LA CHASSE AUX JOURNALISTES
LE GOUVERNEMENT DU LIBERIA NE VEUT PLUS DES MÉDIAS DANS LES CENTRES DE TRAITEMENT D’ÉBOLA
Monrovia, 10 oct 2014 (AFP) - Le gouvernement du Liberia a interdit vendredi l'accès des journalistes aux centres de traitement d'Ébola, empêchant les médias de couvrir un mouvement de grève dans une clinique saturée de la capitale, Monrovia.
Par ailleurs, la Mission des Nations unies au Liberia (Minul) a annoncé que 41 de ses membres, dont 21 militaires, étaient sous surveillance médicale depuis la contamination, d'un de ses responsables internationaux, selon un communiqué.
Ni l'identité ni la nationalité de ce responsable testé positif au virus le 6 octobre n'ont été révélés, mais les autorités allemandes ont annoncé jeudi l'admission d'un employé soudanais de l'ONU atteint d'Ébola en provenance du Liberia.

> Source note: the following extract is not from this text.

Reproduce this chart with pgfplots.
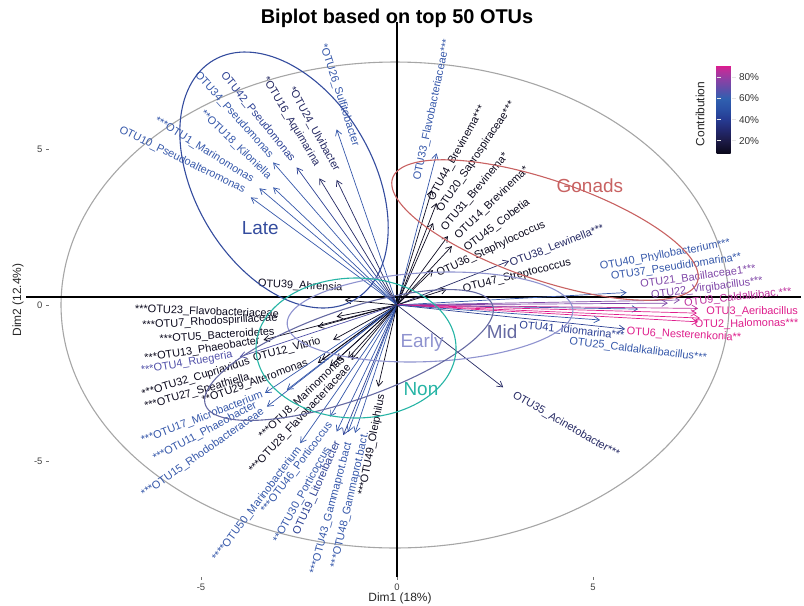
\documentclass[border=0pt]{standalone}
\usepackage{pgfplots}
\pgfplotsset{compat=1.18}
\usepackage{fontspec}
\setmainfont{Liberation Sans}
\usetikzlibrary{arrows.meta,calc}

\definecolor{cK}{RGB}{12,10,30}
\definecolor{cN}{RGB}{38,42,100}
\definecolor{cB1}{RGB}{44,64,148}
\definecolor{cB}{RGB}{54,88,170}
\definecolor{cP1}{RGB}{80,80,168}
\definecolor{cP}{RGB}{128,72,168}
\definecolor{cM1}{RGB}{190,50,158}
\definecolor{cM}{RGB}{222,30,140}
\definecolor{lateC}{RGB}{52,76,158}
\definecolor{gonC}{RGB}{200,98,98}
\definecolor{earlyC}{RGB}{143,147,207}
\definecolor{midC}{RGB}{102,106,162}
\definecolor{nonC}{RGB}{38,180,165}

\newcommand\lbl{\fontsize{11}{13}\selectfont}
\newcommand\grp{\fontsize{19}{22}\selectfont}
% arrow: x y colour label labelx labely rotation
\newcommand{\otu}[7]{%
  \addplot[#3, line width=0.7bp, -{Straight Barb[length=5.5bp,width=6.5bp,line width=0.7bp]}] coordinates {(0,0) (#1,#2)};
  \node[text=#3, rotate=#7, font=\lbl, inner sep=0pt] at (axis cs:#5,#6) {#4};
}
% ellipse: centre (px, rel. origin) semi-axes (px) angle colour
\newcommand{\ellp}[6]{%
  \addplot[#6, line width=1.1bp, domain=0:360, samples=145, smooth]
   ({(#1 + #3*cos(x)*cos(#5) - #4*sin(x)*sin(#5))/39.2},
    {(#2 + #3*cos(x)*sin(#5) + #4*sin(x)*cos(#5))/31.2});
}

\begin{document}
\begin{tikzpicture}
\path[use as bounding box] (0,0) rectangle (804bp,606bp);
\begin{axis}[
  at={(49bp,29bp)}, anchor=south west,
  scale only axis, width=748bp, height=555bp,
  xmin=-8.878, xmax=10.204, ymin=-8.718, ymax=9.071,
  axis line style={draw=none},
  xtick={-5,0,5}, ytick={-5,0,5},
  xtick pos=lower, ytick pos=left,
  tick align=outside, major tick length=3bp,
  tick style={black!55, line width=0.5bp},
  ticklabel style={font=\fontsize{9.5}{11}\selectfont, text=black!75},
  /pgf/number format/assume math mode=true,
  clip=false,
  colormap={contrib}{rgb255(0.76cm)=(8,6,24) rgb255(2cm)=(28,26,70) rgb255(3cm)=(34,40,110) rgb255(4cm)=(38,58,145) rgb255(5cm)=(42,80,165) rgb255(6cm)=(48,96,176) rgb255(6.8cm)=(90,80,170) rgb255(7.8cm)=(140,64,165) rgb255(8.6cm)=(185,48,155) rgb255(9.14cm)=(227,24,140)},
  point meta min=7.6, point meta max=91.4,
  colorbar,
  colorbar style={
    at={($(parent axis.south west)+(659bp,423bp)$)}, anchor=south west,
    width=19bp, height=89bp,
    ytick={20,40,60,80},
    yticklabel={\pgfmathprintnumber{\tick}\%},
    /pgf/number format/assume math mode=true,
    yticklabel style={font=\fontsize{10}{12}\selectfont, text=black!80},
    axis line style={draw=none},
    tick align=inside, major tick length=4bp,
    tick style={white!80!gray, line width=1bp},
  },
]
% correlation circle
\ellp{-2}{0}{334}{243}{0}{black!35}
% reference lines
\addplot[black, line width=1.6bp] coordinates {(-9.46,0.26) (10.3,0.26)};
\addplot[black, line width=1.6bp] coordinates {(0,-8.72) (0,9.07)};

% upper left
\otu{-3.73}{3.45}{cB}{OTU10\_Pseudoalteromonas}{-5.48}{4.65}{-26}
\otu{-3.51}{3.74}{cB}{***OTU1\_Marinomonas}{-4.92}{4.97}{-32}
\otu{-3.16}{3.77}{cB}{**OTU18\_Kiloniella}{-4.11}{5.13}{-44}
\otu{-3.16}{4.57}{cB}{OTU34\_Pseudomonas}{-4.16}{6.09}{-48}
\otu{-2.56}{4.41}{cB1}{OTU42\_Pseudomonas}{-3.55}{6.03}{-51}
\otu{-1.98}{4.06}{cN}{*OTU16\_Aquimarina}{-2.70}{5.87}{-59}
\otu{-1.54}{4.01}{cN}{*OTU24\_Ulvibacter}{-2.12}{5.64}{-61}
\otu{-1.54}{5.63}{cB}{*OTU26\_Sulfitobacter}{-1.47}{6.73}{-72}
% upper right
\otu{1.01}{4.86}{cB}{OTU33\_Flavobacteriaceae***}{0.90}{6.25}{78}
\otu{0.89}{3.69}{cK}{OTU44\_Brevinema***}{1.53}{4.87}{61}
\otu{1.01}{3.27}{cK}{OTU20\_Saprospiraceae***}{2.02}{4.74}{56}
\otu{0.92}{2.63}{cK}{OTU31\_Brevinema*}{1.99}{3.62}{50}
\otu{1.30}{2.21}{cK}{OTU14\_Brevinema*}{2.42}{3.27}{44}
\otu{1.40}{1.89}{cK}{OTU45\_Cobetia}{2.55}{2.56}{37}
\otu{0.92}{1.12}{cK}{OTU36\_Staphylococcus}{2.40}{1.79}{25}
\otu{2.86}{1.41}{cN}{OTU38\_Lewinella***}{4.08}{1.89}{21}
\otu{1.27}{0.51}{cK}{OTU47\_Streptococcus}{3.06}{0.93}{14}
% right
\otu{5.86}{0.40}{cB}{OTU40\_Phyllobacterium***}{6.84}{1.60}{10.5}
\otu{6.15}{-0.13}{cB}{OTU37\_Pseudidiomarina**}{7.12}{1.22}{8.6}
\otu{6.91}{0.06}{cP}{OTU21\_Bacillaceae1***}{7.68}{0.90}{8}
\otu{7.22}{0.16}{cP}{OTU22\_Virgibacillus***}{7.91}{0.54}{7.5}
\otu{7.68}{-0.11}{cM1}{OTU9\_Caldalkibac.***}{8.70}{0.24}{6}
\otu{7.65}{-0.26}{cM}{OTU3\_Aeribacillus}{9.06}{-0.21}{0}
\otu{7.73}{-0.42}{cM}{OTU2\_Halomonas***}{8.92}{-0.61}{1}
\otu{7.68}{-0.54}{cM}{OTU6\_Nesterenkonia**}{7.32}{-0.96}{-3}
\otu{5.82}{-0.77}{cB1}{OTU41\_Idiomarina***}{4.46}{-0.83}{-6}
\otu{5.18}{-0.48}{cB}{OTU25\_Caldalkalibacillus***}{6.15}{-1.44}{-7}
\otu{2.71}{-2.64}{cN}{OTU35\_Acinetobacter***}{4.31}{-3.85}{-30}
% left
\otu{-1.33}{0.16}{cK}{OTU39\_Ahrensia}{-2.47}{0.61}{-3}
\otu{-1.54}{-0.375}{cK}{***OTU23\_Flavobacteriaceae}{-4.85}{-0.22}{-2}
\otu{-2.02}{-0.70}{cK}{***OTU7\_Rhodospirillaceae}{-4.77}{-0.54}{3.4}
\otu{-3.41}{-1.12}{cK}{***OTU5\_Bacteroidetes}{-4.59}{-0.99}{4}
\otu{-1.63}{-1.12}{cK}{***OTU13\_Phaeobacter}{-4.97}{-1.44}{9}
\otu{-4.01}{-1.66}{cP1}{***OTU4\_Ruegeria}{-5.36}{-1.86}{10}
\otu{-1.92}{-1.76}{cK}{***OTU32\_Cupriavidus}{-5.13}{-2.34}{17}
\otu{-1.25}{-1.70}{cK}{OTU12\_Vibrio}{-2.81}{-1.44}{15}
\otu{-2.02}{-1.86}{cK}{***OTU27\_Speathiella}{-5.10}{-2.79}{16}
\otu{-1.71}{-1.96}{cK}{**OTU29\_Alteromonas}{-3.62}{-2.47}{20}
\otu{-2.81}{-2.72}{cB}{***OTU17\_Microbacterium}{-4.97}{-3.62}{21}
\otu{-3.37}{-2.82}{cB}{***OTU11\_Phaeobacter}{-4.90}{-4.07}{28}
\otu{-3.32}{-3.26}{cB}{***OTU15\_Rhodobacteraceae}{-4.95}{-4.74}{35}
\otu{-1.54}{-1.76}{cK}{***OTU8\_Marinomonas}{-2.42}{-2.98}{44}
\otu{-1.16}{-1.76}{cK}{***OTU28\_Flavobacteriaceae}{-2.47}{-3.65}{47}
\otu{-2.47}{-4.43}{cB}{****OTU50\_Marinobacterium}{-3.57}{-6.38}{53}
\otu{-1.71}{-3.58}{cB}{***OTU46\_Porticoccus}{-2.55}{-5.22}{53}
\otu{-1.54}{-4.06}{cB}{**OTU30\_Porticoccus}{-2.42}{-6.09}{61}
\otu{-1.37}{-4.17}{cB1}{OTU19\_Litoreibacter}{-2.04}{-5.87}{66}
\otu{-1.25}{-4.07}{cB}{***OTU43\_Gammaprot.bact}{-1.68}{-6.51}{75}
\otu{-1.07}{-4.10}{cB}{***OTU48\_Gammaprot.bact.}{-1.20}{-6.25}{77}
\otu{-0.48}{-2.62}{cK}{***OTU49\_Oleiphilus}{-0.64}{-4.49}{79}

% concentration ellipses
\ellp{-113}{125}{139}{89}{120.5}{lateC}
\ellp{148}{75}{161}{50}{-18.8}{gonC}
\ellp{33}{-12}{143}{44.5}{2.8}{earlyC}
\ellp{-48}{-50}{152}{45}{19.1}{midC}
\ellp{-41}{-43}{100}{70}{0}{nonC}

\node[text=lateC, font=\grp] at (axis cs:-3.49,2.47) {Late};
\node[text=gonC, font=\grp] at (axis cs:4.92,3.81) {Gonads};
\node[text=earlyC, font=\grp] at (axis cs:0.64,-1.22) {Early};
\node[text=midC, font=\grp] at (axis cs:2.68,-0.87) {Mid};
\node[text=nonC, font=\grp] at (axis cs:0.61,-2.69) {Non};
\end{axis}
\node[font=\fontsize{20}{24}\selectfont\bfseries] at (397bp,588bp) {Biplot based on top 50 OTUs};
\node[font=\fontsize{12}{14}\selectfont, text=black!85] at (400bp,8bp) {Dim1 (18\%)};
\node[font=\fontsize{12}{14}\selectfont, text=black!85, rotate=90] at (18bp,306bp) {Dim2 (12.4\%)};
\node[font=\fontsize{12}{14}\selectfont, text=black!85, rotate=90] at (700bp,492bp) {Contribution};
\end{tikzpicture}
\end{document}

"Les journalistes ne sont plus autorisés à entrer dans les centres de traitement d'Ébola", a déclaré à la radio Sky FM le porte-parole du gouvernement, Isaac Jackson.
"Ils violent l'intimité des gens, prennent des photos pour les vendre à des institutions internationales. Nous mettons fin à tout ça", a-t-il lancé en réponse à une question après que des journalistes venus couvrir un mouvement de protestation des personnels se sont vu refuser l'accès à la clinique Island à Monrovia vendredi.
"Il n'y a pas de protestation, tout se passe bien avec les personnels de santé et les patients sont bien soignés", a assuré M. Jackson au sujet de cet établissement ouvert en urgence le 21 septembre et administré par l'Organisation mondiale de la santé (OMS), sommant les journalistes de le croire sur parole.
Médecins Sans Frontières (MSF), qui gère un centre d'une capacité actuelle d'environ 250 lits à Monrovia, a écrit au gouvernement pour s'assurer qu'il ne serait pas concerné par la mesure d'interdiction d'accès des journalistes, ont indiqué à l'AFP des sources au sein de l'ONG.
Les personnels de santé ont décrété un mouvement de grève perlée à travers le pays pour réclamer des primes de risque en raison de l'épidémie.
"Nous avons dû admettre jusqu'à 300 patients au lieu de 150 à cause de l'afflux énorme de gens. Mais nous ne pouvons plus accueillir aucun nouveau malade parce qu'il n'y a personne pour s'en occuper", a déploré le directeur médical ougandais de la clinique Island, le Dr Atai Omoruto.
Un représentant du personnel, Alphonso Wesseh, a affirmé à l'AFP que celui-ci "ne pouvait plus travailler dans ces conditions", accusant les autorités de "rester insensibles à leur sort".
Primes de risque
Intervenant par visioconférence à une réunion sur Ébola organisée jeudi à Washington par la Banque mondiale, la présidente Ellen Johnson Sirleaf a réclamé des fonds pour pouvoir notamment "dédommager les personnels de santé qui par crainte du risque ont refusé de reprendre le travail ou hésitent à le faire".
En Sierra Leone voisine, les équipes chargées d'enterrer les corps ont repris le travail mercredi après une grève de 12 heures pour des retards dans le paiement de leurs primes de risque dans la région de la capitale.
Selon un communiqué de Reporters sans frontières (RSF) mercredi, "dans les pays d'Afrique de l'Ouest où sévit l'épidémie d'Ébola, les médias font les frais de la panique générale".
Au Liberia "les journalistes doivent désormais obtenir une autorisation officielle du ministère de la Santé pour réaliser des interviews ou prendre des photos à l'intérieur des hôpitaux. Plus grave encore, le personnel médical a interdiction de communiquer directement avec les médias", souligne RSF.
En Guinée le 4 octobre, des journalistes et avocats venus enquêter à Womey (sud) sur le meurtre par des habitants de huit membres d'une délégation de sensibilisation à Ébola en septembre en ont été empêchés par les forces de l'ordre, déplore l'ONG.
Un correspondant de l'AFP qui faisait partie du groupe a précisé qu'ils avaient été interrogés pendant plusieurs heures par les gendarmes, et que les cartes mémoire leurs appareils photo et caméras avaient été confisquées.
Selon le dernier bilan d'étape publié mercredi par l'OMS, le Liberia, le plus touché par l'épidémie, compte 620 lits pour des besoins estimés à 2.930, soit à peine 21 %.
L'épidémie d'Ébola a déjà tué 3.900 personnes.